The rank of the below matrix confused me. Since it has $3$ independent rows, so the dimension of rows space should be $3$. However, it also has $7$ independent columns, then the dimension of columns space is $7$ also?
\begin{pmatrix} 1& -2& 0& 19& -6& 0& -37\\ 0& 0& 1& -6& 2& 0& 6\\ 0& 0& 0& 0& 0& 1& 3\\ 0& 0& 0& 0& 0& 0& 0\\ \end{pmatrix}
On
It actually doesn't have $7$ independent columns (for example the second column is $-2$ times the first)
On
As mentioned David Sir, ""Dimension of a matrix" makes no sense"-it is true fact. I think it may be "Rank of a matrix". However in detailed solution of the problem we see that only $1st$ $3rd$ and $6th$ columns are linearly independent, remaining all rows can be expressed as a linear combinations of these three columns.
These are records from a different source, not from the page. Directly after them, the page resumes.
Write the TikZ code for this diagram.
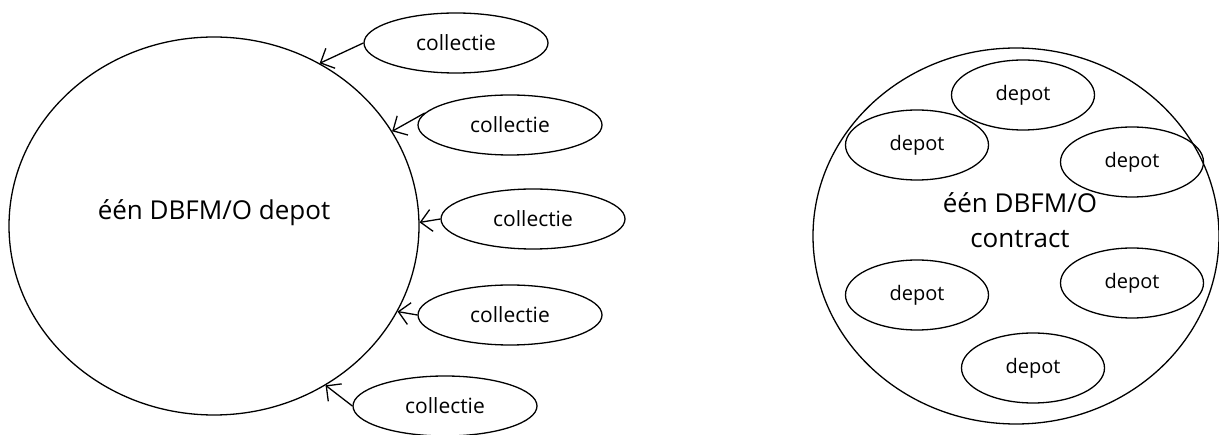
\documentclass[tikz,border=0pt]{standalone}
\usepackage{fontspec}
\setmainfont{Open Sans}
\usetikzlibrary{shapes.geometric,arrows.meta}
\begin{document}
\begin{tikzpicture}[x=1pt,y=-1pt,
  bigell/.style={draw, ellipse, line width=1.3pt, inner sep=0pt, minimum width=410pt, minimum height=378pt},
  coll/.style={draw, ellipse, line width=1.3pt, inner sep=0pt, minimum width=184pt, minimum height=60pt, font=\fontsize{21}{24}\selectfont},
  dep/.style={draw, ellipse, line width=1.3pt, inner sep=0pt, minimum width=143pt, minimum height=70pt, font=\fontsize{20}{24}\selectfont},
  arr/.style={line width=1.3pt, -{Straight Barb[length=11pt,width=22pt,line width=1.3pt]}}]
\useasboundingbox (0,0) rectangle (1219,435);
% left part
\node[bigell] (big) at (214,226) {};
\node[font=\fontsize{26}{30}\selectfont] (bigtext) at (214,213) {één DBFM/O depot};
\node[coll] (c1) at (456,43) {collectie};
\node[coll] (c2) at (510,125) {collectie};
\node[coll] (c3) at (533,219) {collectie};
\node[coll] (c4) at (510,315) {collectie};
\node[coll] (c5) at (445,406) {collectie};
\draw[arr] (c1.west) -- (big.57);
\draw[arr] (c2.172) -- (big.28);
\draw[arr] (c3.west) -- (big.1);
\draw[arr] (c4.west) -- (big.-25);
\draw[arr] (c5.west) -- (big.-55);
% right part
\node[bigell, minimum width=406pt, minimum height=376pt] (ring) at (1016,236) {};
\node[dep] (d1) at (1023,95) {depot};
\node[dep] (d2) at (917,145) {depot};
\node[dep] (d3) at (1132,162) {depot};
\node[dep] (d4) at (917,295) {depot};
\node[dep] (d5) at (1132,283) {depot};
\node[dep] (d6) at (1033,368) {depot};
\node[font=\fontsize{26}{35}\selectfont, align=center] (ctext) at (1020,220) {één DBFM/O\\contract};
\end{tikzpicture}
\end{document}
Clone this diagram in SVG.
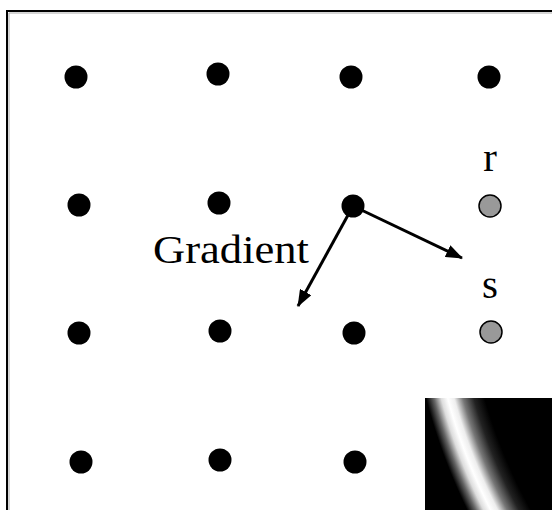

So $dim (\text{column space})=3$. Also $dim (\text{row space})=3$, since it has three independent rows also. Moreover for any $m\times n$ matrix $A$
$$dim (\text{row space of A})=dim (\text{column space of A})= rank(A).$$
"Dimension of a matrix" makes no sense. Dimension is a property of vector spaces, not of individual vectors or matrices.
Your matrix has three independent rows (and no more), so the dimension of its row space is $3$.
If a matrix has seven independent columns (in fact, yours doesn't) and no more, then the dimension of its column space will be $7$.